Motivated by the overwhelming desire to make this mess end as quickly as possible, we laced up and stormed after the gemsbok. Trying to pick my steps to avoid a face-plant, I just about leveled Thys when he abruptly stopped.
“He’s there; below the one lone tree on the far right.”
I instinctively tossed the rifle on the shooting sticks and shouldered it—again, just in time to see the light run the scale of the vertical post and settle just below the horizontal crosshair.
“Two hundred and 87 yards.”
Breathing heavily, I channeled my frustration from the first shot and delivered the second to the exact millimeter of my intention.
As the final day of the hunt neared, I told myself I would be OK with going home without a kudu. I honestly believed that, although I knew it would certainly take some time, and that 15-hour jet ride back to the States was going to be a long one. But as the sun worked toward the final horizon of the hunt, my legs were weighing as heavily as my heart.
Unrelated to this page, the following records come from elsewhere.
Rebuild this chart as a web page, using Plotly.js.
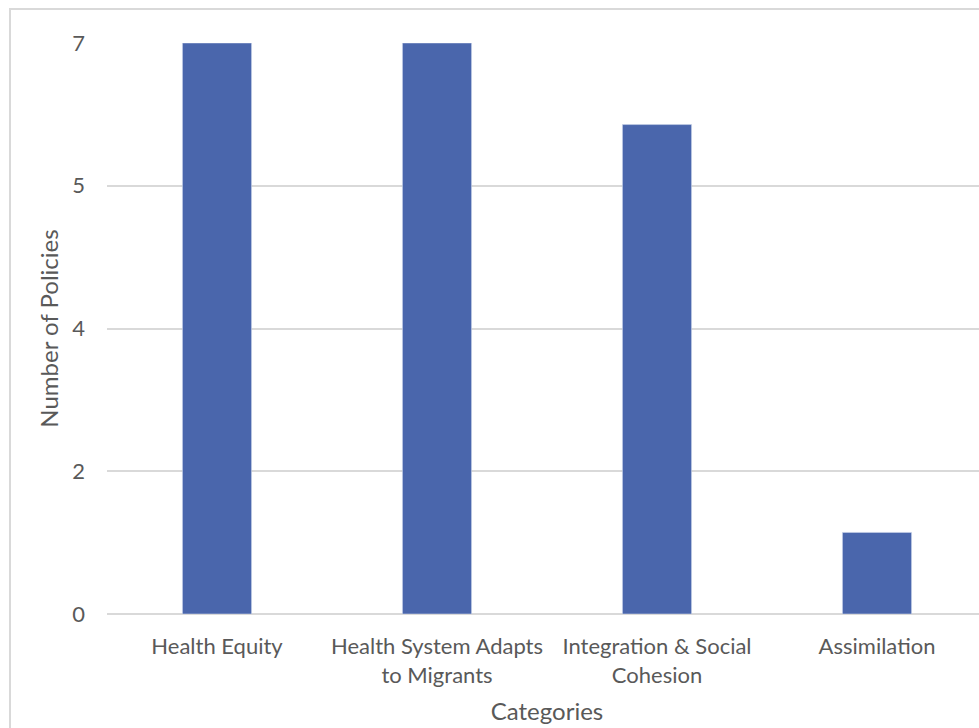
<!DOCTYPE html>
<html>
<head>
<meta charset="utf-8">
<script src="https://cdn.plot.ly/plotly-3.0.1.min.js"></script>
<style>
  html, body { margin: 0; padding: 0; background: #ffffff; overflow: hidden; width: 979px; height: 728px; }
  #chart { position: absolute; left: 0; top: 0; }
  #frame { position: absolute; left: 9px; top: 8px; width: 1000px; height: 740px;
           border-left: 2px solid #d9d9d9; border-top: 2px solid #d9d9d9; pointer-events: none; }
</style>
</head>
<body>
<div id="chart"></div>
<div id="frame"></div>
<script>
// Policy counts per category
const categories = ["Health Equity", "Health System Adapts<br>to Migrants", "Integration & Social<br>Cohesion", "Assimilation"];
const policyCounts = [7, 7, 6, 1];

// Value axis: four equal steps from 0 to 7, labels rounded to whole numbers
const yTickValues = [0, 1.75, 3.5, 5.25, 7];
const yTickLabels = ["0", "2", "4", "5", "7"];

const textColor = "#595959";
const gridColor = "#d9d9d9";
const fontFamily = "Lato, 'Open Sans', sans-serif";
const tickSize = 22;
const titleSize = 24;

const trace = {
  type: "bar",
  x: categories,
  y: policyCounts,
  marker: { color: "#4a66ac", line: { color: "#c9d3ea", width: 0.6 } },
  hoverinfo: "x+y"
};

const layout = {
  width: 1000,
  height: 728,
  margin: { l: 107, r: 13, t: 43, b: 114 },
  paper_bgcolor: "#ffffff",
  plot_bgcolor: "#ffffff",
  bargap: 0.686,
  showlegend: false,
  font: { family: fontFamily, size: tickSize, color: textColor },
  xaxis: {
    type: "category",
    showgrid: false,
    showline: false,
    ticks: "",
    tickfont: { family: fontFamily, size: tickSize, color: textColor },
    ticklabelstandoff: 17,
    title: { text: "Categories", font: { family: fontFamily, size: titleSize, color: textColor }, standoff: 16 }
  },
  yaxis: {
    range: [0, 7],
    tickmode: "array",
    tickvals: yTickValues,
    ticktext: yTickLabels,
    showgrid: true,
    gridcolor: gridColor,
    gridwidth: 2,
    zeroline: true,
    zerolinecolor: gridColor,
    zerolinewidth: 2,
    showline: false,
    ticks: "",
    ticklabelstandoff: 21,
    tickfont: { family: fontFamily, size: tickSize, color: textColor },
    title: { text: "Number of Policies", font: { family: fontFamily, size: titleSize, color: textColor }, standoff: 6 }
  }
};

Plotly.newPlot("chart", [trace], layout, { displayModeBar: false, staticPlot: true });
</script>
</body>
</html>
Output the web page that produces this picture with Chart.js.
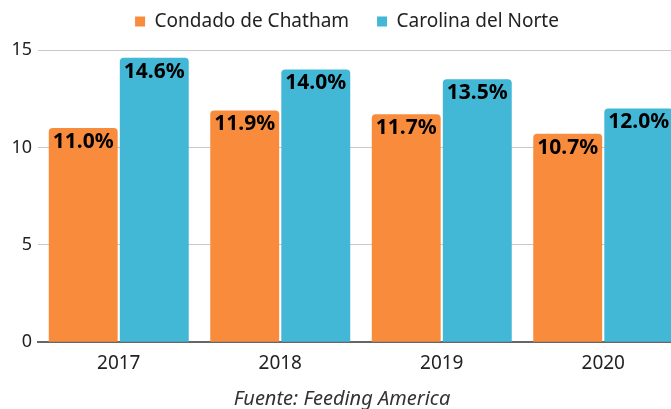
<!DOCTYPE html>
<html><head><meta charset="utf-8">
<script src="https://cdn.jsdelivr.net/npm/chart.js@4"></script>
<style>
html,body{margin:0;padding:0;background:#fff;overflow:hidden;}
#wrap{position:relative;width:684px;height:409px;}
</style></head>
<body><div id="wrap"><canvas id="c"></canvas></div>
<script>
const categories = ["2017","2018","2019","2020"];
const chatham = [11.0, 11.9, 11.7, 10.7];
const northCarolina = [14.6, 14.0, 13.5, 12.0];
const seriesNames = ["Condado de Chatham","Carolina del Norte"];
const yTicks = [0,5,10,15];
const sourceText = "Fuente: Feeding America";

const FONT = "'Noto Sans', sans-serif";

const labelPlugin = {
  id:'barLabels',
  afterDatasetsDraw(chart){
    const ctx = chart.ctx;
    ctx.save();
    ctx.font = "bold 21px 'Noto Sans', sans-serif";
    ctx.fillStyle = '#000';
    ctx.textAlign = 'center';
    ctx.textBaseline = 'middle';
    chart.data.datasets.forEach((ds,i)=>{
      chart.getDatasetMeta(i).data.forEach((bar,j)=>{
        ctx.fillText(ds.data[j].toFixed(1)+'%', bar.x, bar.y+14);
      });
    });
    ctx.restore();
  }
};

const legendHeightPlugin = {
  id:'legendHeight',
  afterInit(chart){
    const lg = chart.legend;
    if(!lg) return;
    const orig = lg.fit;
    lg.fit = function(){ orig.call(this); this.height = 66; };
    const origDraw = lg.draw;
    lg.draw = function(...a){ const c=this.ctx; c.save(); c.translate(5,0); origDraw.apply(this,a); c.restore(); };
  }
};

new Chart(document.getElementById('c'),{
  type:'bar',
  data:{
    labels:categories,
    datasets:[
      {label:seriesNames[0],data:chatham,backgroundColor:'#F98C3C'},
      {label:seriesNames[1],data:northCarolina,backgroundColor:'#42B7D6'}
    ]
  },
  options:{
    responsive:true,maintainAspectRatio:false,animation:false,
    layout:{padding:{left:0,right:0,top:-16,bottom:-2}},
    datasets:{bar:{categoryPercentage:0.88,barPercentage:0.97,borderRadius:{topLeft:4,topRight:4},borderSkipped:'start'}},
    plugins:{
      legend:{position:'top',labels:{boxWidth:10,boxHeight:10,color:'#222',font:{family:FONT,size:19},padding:28}},
      title:{display:true,position:'bottom',text:sourceText,color:'#333',font:{family:FONT,size:20,style:'italic',weight:'normal'},padding:{top:2,bottom:0}},
      tooltip:{enabled:false}
    },
    scales:{
      x:{grid:{display:false,drawTicks:false},border:{display:true,color:'#666',width:2},
         ticks:{color:'#222',font:{family:FONT,size:19},padding:10}},
      y:{min:0,max:15,afterBuildTicks(s){s.ticks=yTicks.map(v=>({value:v}));},
         afterFit(s){s.width=38;},
         grid:{color:'#c8c8c8',drawTicks:false},border:{display:false},
         ticks:{color:'#222',font:{family:FONT,size:18},padding:6}}
    }
  },
  plugins:[labelPlugin,legendHeightPlugin]
});
</script></body></html>
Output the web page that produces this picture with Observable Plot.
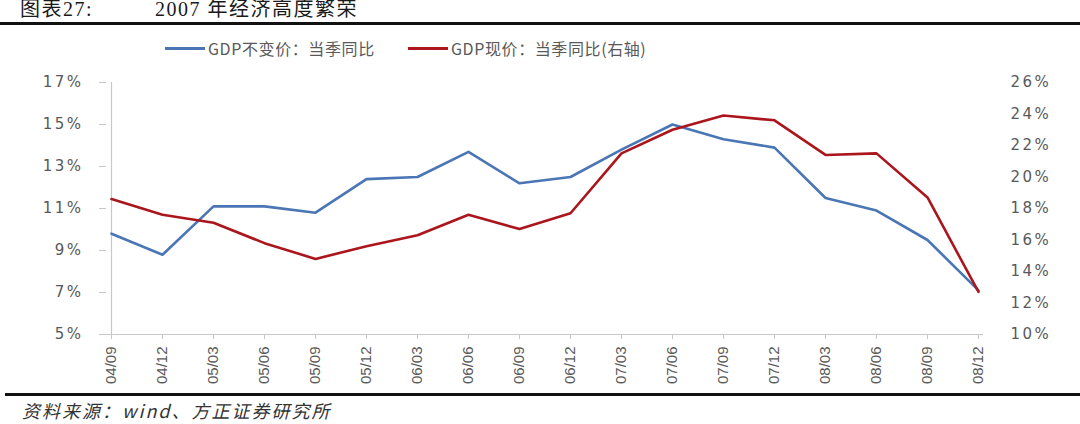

Working down the two-track, I reflected on the week as I tried to go step for step with Thys. The pedometer on my smartphone had already logged more than 40 miles, and I wanted a free-range kudu something fierce … even if I couldn’t admit that to myself at the time.
Over the course of those 40 miles, I had developed a bad habit of bumping into Thys when he stopped to glass, most often because I was looking off in some direction in search of a kudu that he hadn’t seen. But when it happened this time, it was because I was staring at my shoes, wrongfully beginning to pout before the hunt was over.
Although he’s just a little fella, I bounced off Thys, only to look up and see him—like a bird dog holding a point that could only be broken by a flush—locked onto something ahead.
“There’s a cow right there in those trees,” he whispered. “And there’s a bull with her, but I can’t see how big he … ”
Without finishing his sentence or taking his eyes off the pair, he whipped up the shooting sticks, and I set the rifle in the yoke in one fluid motion.
“That’s a good bull. Make the shot before he breaks,” Thy advised.
At fewer than 100 yards, Thys didn’t bother to range. I couldn’t see the entire kudu bull, but I could see enough. I found the dot in the center of the crosshairs, found the tiny, little shadow made by the shoulder’s rear crease, and I broke the silence.
As I cycled the rifle, Thys called me off a follow-up shot. He could see what I quickly saw once I again found the running bull in the scope: blood trickling from a little hole as the result of a perfectly placed bullet. And it was a mere few yards before that bullet had completed its mission and anchored the bull.
As strange as it sounds, Jack O’Connor was the first person I thought of when I rested that rifle on the side of the bull and reached down in admiration. At that moment, it hit me that I was the first human to ever touch that bull—and that I had trekked across Africa’s best vistas to experience it.
As we headed back to camp, I brushed the dust off my rifle and thought about all those footsteps I had stirred up to relocate those dust particles onto the lens of my riflescope. It’s a dumb thing to think about, but that’s where my mind went at the time.
I’d always understood all those words O’Connor had written, but for the first time, I felt them.